This is fine, but if you sat down with me and said 'hey dude, want to play a game with a strong focus on story and character personality and choices that impact the world, and a minimal focus on combat' and I said 'hey that sounds like a cool game, what are we playing, Mouseguard? I've always wanted to play that.' 'Nah D&D 5e' I'd conclude you probably missold your game to me. If we're playing with a focus on story, character personality and choices rather than a 'a fun and an engaging combat minigame' we should probably play something else that doesn't spend the vast majority of the very thick rulebook on stuff to do in combat.
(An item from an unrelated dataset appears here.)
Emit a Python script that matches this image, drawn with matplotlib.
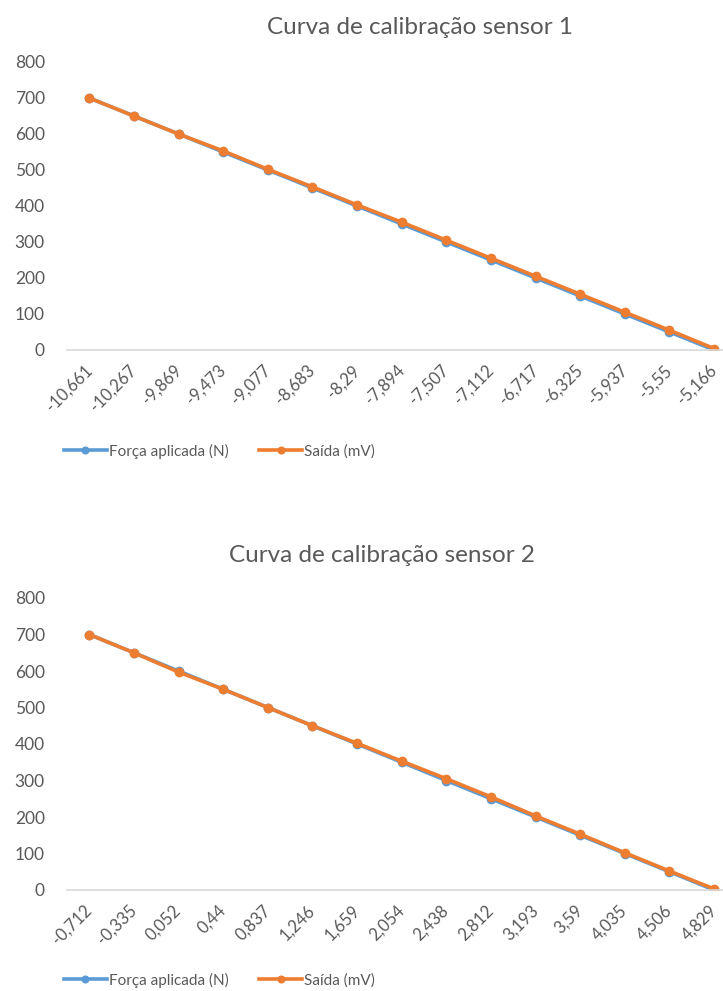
import matplotlib
matplotlib.use("Agg")
import matplotlib.pyplot as plt
from matplotlib.transforms import ScaledTranslation
import numpy as np

plt.rcParams['font.family'] = ['Lato', 'DejaVu Sans']

# dados do sensor 1
labels_1 = ['-10,661', '-10,267', '-9,869', '-9,473', '-9,077', '-8,683', '-8,29',
            '-7,894', '-7,507', '-7,112', '-6,717', '-6,325', '-5,937', '-5,55', '-5,166']
forca_1 = [700, 650, 600, 550, 500, 450, 400, 350, 300, 250, 200, 150, 100, 50, 0]
saida_1 = [700, 650, 600, 553, 502, 453, 403, 355, 305, 255, 205, 155, 105, 55, 4]

# dados do sensor 2
labels_2 = ['-0,712', '-0,335', '0,052', '0,44', '0,837', '1,246', '1,659', '2,054',
            '2,438', '2,812', '3,193', '3,59', '4,035', '4,506', '4,829']
forca_2 = [700, 650, 600, 550, 500, 450, 400, 350, 300, 250, 200, 150, 100, 50, 0]
saida_2 = [700, 650, 597, 550, 500, 450, 402, 353, 305, 255, 203, 153, 102, 52, 3]

W, H = 723, 991
fig = plt.figure(figsize=(W / 100, H / 100), dpi=100)

azul = '#5B9BD5'
laranja = '#ED7D31'
cinza = '#595959'


def grafico(y0_px, y800_px, labels, forca, saida, titulo, tit_x, tit_y, leg_y):
    left = 67 / W
    right = 723 / W
    ax = fig.add_axes([left, 1 - y0_px / H, right - left, (y0_px - y800_px) / H])
    x = np.arange(len(labels))
    ax.plot(x, forca, color=azul, lw=2.6, marker='o', ms=6, label='Força aplicada (N)')
    ax.plot(x, saida, color=laranja, lw=2.6, marker='o', ms=6, label='Saída (mV)')
    ax.set_xlim(-0.5, 14.2)
    ax.set_ylim(0, 800)
    ax.set_yticks(np.arange(0, 801, 100))
    ax.set_xticks(x)
    ax.set_xticklabels(labels, rotation=45, ha='right', va='center', rotation_mode='anchor')
    desloc = ScaledTranslation(0.05, -0.03, fig.dpi_scale_trans)
    for t in ax.get_xticklabels():
        t.set_transform(t.get_transform() + desloc)
    for s in ['top', 'right', 'left']:
        ax.spines[s].set_visible(False)
    ax.spines['bottom'].set_color('#D9D9D9')
    ax.spines['bottom'].set_linewidth(1.2)
    ax.tick_params(axis='y', length=0, pad=16, labelsize=12.5, labelcolor=cinza)
    ax.tick_params(axis='x', length=0, pad=13, labelsize=12, labelcolor=cinza)
    fig.text(tit_x / W, 1 - tit_y / H, titulo, ha='center', va='center',
             fontsize=17.5, color=cinza)
    h, l = ax.get_legend_handles_labels()
    fig.legend(h, l, loc='center left', bbox_to_anchor=(50 / W, 1 - leg_y / H), ncol=2,
               frameon=False, fontsize=11, handlelength=2.8, handletextpad=0.15,
               columnspacing=2.0, labelcolor=cinza, markerscale=0.8)
    return ax


grafico(350, 62, labels_1, forca_1, saida_1, 'Curva de calibração sensor 1', 420, 27, 451)
grafico(890, 598, labels_2, forca_2, saida_2, 'Curva de calibração sensor 2', 382, 556, 980)

fig.savefig('out.png', dpi=100)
Like Monsterhearts, or Apocalypse world, or the Quiet Year.
Those games have a ton more story and collective worldbuilding focus. However, that's missing the point.
D&D is fundamentally about going into dungeons and killing dragons (It's in the title!). The game spends a ton of ink on rules for combat. Playing the recommended XP schedule, you're having 16 or so combat encounters per level up in the mid game, 8 during the early and late game.. That's a lot of combat encounters! I'm going to have something like ~240 combat encounters over my characters complete arc. If the game is going to support 240 combat encounters, each ~6 rounds (so 1,440 rounds of combat), I should be doing something interesting in those 1,440 rounds of combat.
Bottom line: 5e D&D is a heavily combat focused game out of the box. The fact that if I play a ranged fighter I could be replaced by a fairly simple flow chart suggests that I'm not being engaged by all that ink and all that time.